Pensée par le Secrétaire d’Etat américain Dean Acheson dès 1947, reprise par D. Eisenhower en 1954, la théorie des dominos s’avère être un corollaire de la doctrine du containment énoncée par le Président Truman en 1947. Dans l’esprit américain, il s’agit d’éviter la propagation du communisme (principalement en Asie) via le soutien à des régimes non-communistes.

Cette théorie a émergé avec l’indépendance du Vietnam ardemment défendue par le leader communiste Ho Chi Minh. Dès 1950, les Etats-Unis souhaitent éviter que tout autre pays que l’Indochine ne devienne communiste (ce qui devint le cas après la victoire de Dien Bien Phu en 1954). Pour le Président Eisenhower, de très nombreux pays de la région (Laos, Cambodge) voire même plus loin (Inde, Japon, etc.) pourrait s’inspirer de l’exemple vietnamien pour se tourner vers le communisme, soutenus par l’URSS, voire la Chine.

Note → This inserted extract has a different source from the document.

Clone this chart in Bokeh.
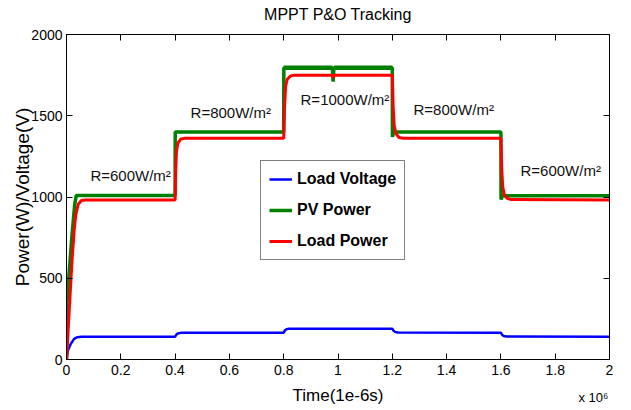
from bokeh.plotting import figure
from bokeh.models import (Range1d, FixedTicker, LinearAxis, Legend, LegendItem,
                          ColumnDataSource, Label)
from bokeh.core.properties import value
from bokeh.embed import file_html
from bokeh.resources import INLINE

FONT = "Liberation Sans"

# Axis ticks (time axis is in units of 10^6 samples of 1e-6 s)
x_ticks = [0, 0.2, 0.4, 0.6, 0.8, 1, 1.2, 1.4, 1.6, 1.8, 2]
x_tick_labels = ["0", "0.2", "0.4", "0.6", "0.8", "1", "1.2", "1.4", "1.6", "1.8", "2"]
y_ticks = [0, 500, 1000, 1500, 2000]

# Load voltage (V)
t_voltage = [0, 0.005, 0.016, 0.028, 0.04, 0.055, 0.4, 0.404, 0.41, 0.42,
             0.8, 0.804, 0.81, 0.82, 1.2, 1.204, 1.21, 1.22,
             1.6, 1.604, 1.61, 1.62, 2.0]
load_voltage = [0, 55, 97, 127, 137, 140, 140, 152, 160, 164,
                165, 178, 186, 190, 190, 178, 170, 166,
                165, 152, 145, 141, 140]

# PV power (W) and the half-width of its switching ripple band
t_pv = [0, 0.002, 0.01, 0.02, 0.03, 0.036, 0.4, 0.4005,
        0.8, 0.8005, 0.979, 0.982, 0.985, 1.2, 1.2005, 1.205,
        1.6, 1.6005, 1.605, 2.0]
pv_power = [0, 360, 540, 760, 950, 1010, 1010, 1400,
            1400, 1795, 1795, 1710, 1795, 1795, 1370, 1400,
            1400, 985, 1007, 1007]
pv_ripple = [0, 0, 0, 0, 0, 6, 6, 6,
             6, 14, 14, 0, 14, 14, 6, 6,
             6, 6, 6, 6]

# Load power (W)
t_load = [0, 0.01, 0.02, 0.028, 0.034, 0.043, 0.055, 0.07,
          0.4, 0.402, 0.405, 0.41, 0.42, 0.435,
          0.8, 0.803, 0.807, 0.813, 0.825, 0.84, 0.979, 0.982, 0.985,
          1.2, 1.203, 1.207, 1.213, 1.225, 1.24,
          1.6, 1.603, 1.607, 1.613, 1.625, 1.64, 2.0]
load_power = [0, 300, 600, 790, 890, 955, 978, 982,
              982, 1150, 1280, 1330, 1355, 1362,
              1362, 1550, 1680, 1725, 1745, 1750, 1750, 1732, 1750,
              1750, 1560, 1440, 1390, 1366, 1362,
              1362, 1170, 1060, 1010, 990, 984, 982]

# Irradiance step annotations
irr_t = [0.088, 0.457, 0.862, 1.278, 1.672]
irr_level = [1132, 1520, 1600, 1538, 1163]
irr_text = ["R=600W/m²", "R=800W/m²", "R=1000W/m²", "R=800W/m²", "R=600W/m²"]

p = figure(width=631, height=410, output_backend="svg", toolbar_location=None,
           x_range=Range1d(0, 2), y_range=Range1d(0, 2000),
           min_border_left=66, min_border_right=22,
           min_border_top=34, min_border_bottom=51,
           background_fill_color="white", border_fill_color="white",
           outline_line_color="black", outline_line_width=1)
p.xgrid.visible = False
p.ygrid.visible = False

xax = p.below[0]
yax = p.left[0]
xax.ticker = FixedTicker(ticks=x_ticks)
xax.major_label_overrides = {t: s for t, s in zip(x_ticks, x_tick_labels)}
yax.ticker = FixedTicker(ticks=y_ticks)

right_axis = LinearAxis(ticker=FixedTicker(ticks=y_ticks))
top_axis = LinearAxis(ticker=FixedTicker(ticks=x_ticks))
p.add_layout(right_axis, "right")
p.add_layout(top_axis, "above")

for ax in (xax, yax, right_axis, top_axis):
    ax.major_tick_in = 6
    ax.major_tick_out = 0
    ax.minor_tick_line_color = None
    ax.axis_line_color = "black"
    ax.major_tick_line_color = "black"
    ax.major_label_text_font = FONT
    ax.major_label_text_font_size = "14px"
    ax.major_label_text_color = "black"
    ax.axis_label_text_font = FONT
    ax.axis_label_text_font_style = "normal"
    ax.axis_label_text_color = "black"
for ax in (right_axis, top_axis):
    ax.major_label_text_color = None
    ax.major_label_text_font_size = "0px"
    ax.major_label_standoff = 0

xax.major_label_standoff = 5
xax.axis_label = "Time(1e-6s)"
xax.axis_label_text_font_size = "17px"
xax.axis_label_standoff = 8

yax.major_label_standoff = 4
yax.axis_label = "Power(W)/Voltage(V)"
yax.axis_label_text_font_size = "19px"
yax.axis_label_standoff = -5

# Chart title and the time-axis exponent, kept in the top margin panel
# (offsets are measured from that panel's lower-left corner)
p.add_layout(Label(x=271.5, y=20, x_units="screen", y_units="screen",
                   text="MPPT P&O Tracking", text_font=FONT, text_font_size="16px",
                   text_align="center", text_baseline="middle", text_color="black"),
             "above")
p.add_layout(Label(x=512, y=-380, x_units="screen", y_units="screen",
                   text="x 10⁶", text_font=FONT, text_font_size="13px",
                   text_align="left", text_baseline="middle", text_color="black"),
             "above")

src_v = ColumnDataSource(dict(t=t_voltage, v=load_voltage))
src_pv = ColumnDataSource(dict(t=t_pv, p=pv_power,
                               lo=[a - b for a, b in zip(pv_power, pv_ripple)],
                               hi=[a + b for a, b in zip(pv_power, pv_ripple)]))
src_load = ColumnDataSource(dict(t=t_load, p=load_power))

r_v = p.line("t", "v", source=src_v, line_color="#0000ff", line_width=2.5)
p.varea(x="t", y1="lo", y2="hi", source=src_pv, fill_color="#008000")
r_pv = p.line("t", "p", source=src_pv, line_color="#008000", line_width=3.5)
r_load = p.line("t", "p", source=src_load, line_color="#ff0000", line_width=3)

src_txt = ColumnDataSource(dict(t=irr_t, y=irr_level, label=irr_text))
p.text(x="t", y="y", text="label", source=src_txt, text_font=value(FONT),
       text_font_size="15px", text_align="left", text_baseline="middle",
       text_color="#111111")

legend = Legend(items=[LegendItem(label="Load Voltage", renderers=[r_v]),
                       LegendItem(label="PV Power", renderers=[r_pv]),
                       LegendItem(label="Load Power", renderers=[r_load])],
                location=(194, 99), orientation="vertical",
                label_text_font=FONT, label_text_font_style="bold",
                label_text_font_size="16px", label_text_color="black",
                glyph_width=23, glyph_height=20, label_height=20,
                spacing=11, padding=8, margin=0, label_standoff=5,
                border_line_color="black", border_line_width=1,
                background_fill_color="white", background_fill_alpha=1)
p.add_layout(legend, "center")

open("out.html", "w").write(file_html(p, INLINE))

La théorie des dominos est purement défensive, contrairement à d’autres doctrines énoncées par le passé par d’autres dirigeants américains (comme la big stick policy). Ici, il s’agit non pas de conquérir des pays devenus communistes, mais bien d’éviter un enchaînement potentiellement dangereux pour l’avenir du capitalisme. Ainsi, Eisenhower puis Kennedy ont soutenu le Vietnam du Sud (séparé du Nord communiste depuis 1954), ce qui a légitimé la présence de soldats américains dans cette région jusqu’en 1975.

En réalité, cette théorie a pris trop d’ampleur dans l’esprit américain, alors impliqué dans une lutte idéologique avec l’URSS. Une fois indépendant et communiste, le Nord-Vietnam n’a jamais agi pour répandre le communisme en Asie du sud-est, comme cela était craint par les Etats-Unis. Et même la défaite américaine de 1975 n’a pas laissé place à une propagation de régimes communistes dans la région, Laos et Cambodge mis à part. Les autres tentatives de mise en place de régimes apparentés communistes (Malaisie, Philippines) ont rapidement échoué.

Cette théorie hanta l’idéologie américaine jusqu’aux années 1980 et se cantonna principalement aux craintes d’une Asie communiste, sans se généraliser à d’autres régions du monde potentiellement proches d’un tel tournant idéologique. Sur le terrain, on peut reconnaître que l’intervention américaine au Vietnam a pu effectivement empêcher la concrétisation d’une telle théorie, notamment pour contrebalancer les aides économiques et militaires soviétiques et chinoises. Néanmoins, dans les faits, les craintes d’un tel effet domino ont été bien loin de se concrétiser.

Aujourd’hui, la crainte du communisme ayant disparu, les penseurs américains ont bien été obligés d’adapter cette théorie des dominos dans leur perpétuelle création d’un ennemi. D’aucuns peuvent penser que, désormais, l’islamisme a remplacé le communisme dans les idéaux de certains néoconservateurs.